Functionally, a triac may be considered  as  two  parallel SCR (p-n-p-n)  structures oriented  in opposite directions, as shown in Fig. 30. The same approach used to explain gating, latching, and holding currents in the SCR can be extended to include the two-SCR model of a triac.  In triacs, the gate-trigger-pulse  polarity is usually measured with respect to main terminal No.1, which is comparable to the cathode terminal of an SCR. The triac can be triggered by a gate-trigger pulse which is either positive or negative with  respect to main terminal No.1 when main terminal No.2 is either positive or negative with respect to main terminal No. 1. The triac, therefore, can be triggered in any of four operating modes, as summarized in Table I.

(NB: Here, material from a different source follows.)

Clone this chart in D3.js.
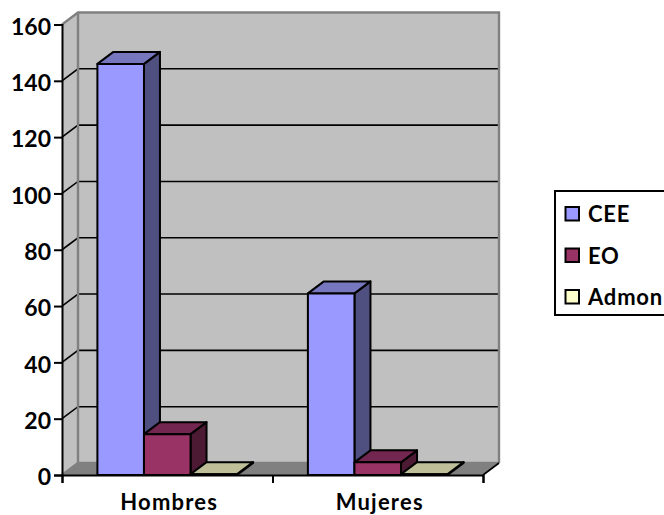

The quadrant designations refer to the operating quadrant on the principal voltage-current characteristics (either I or III), and the polarity symbol represents the gate-to-main-terminal-No. 1 voltage. Fig. 31 shows theflow of current in a triac for each of the four triggering modes. The gate-trigger requirements of the triac are different in each of operating mode. The I (+) mode (gate positive with respect to main terminal No.1 and main terminal No.2 positive with respect to main terminal No. 1), which is comparable to equivalent SCR operation, is usually the most sensitive. The smallest gate current is required to trigger the triac in this mode. The other three operating modes require slightly higher gate-trigger currents. For RCA triacs, the maximum trigger-current rating in the published data is the largest value of gate current that is required to trigger the selected device in any operating mode.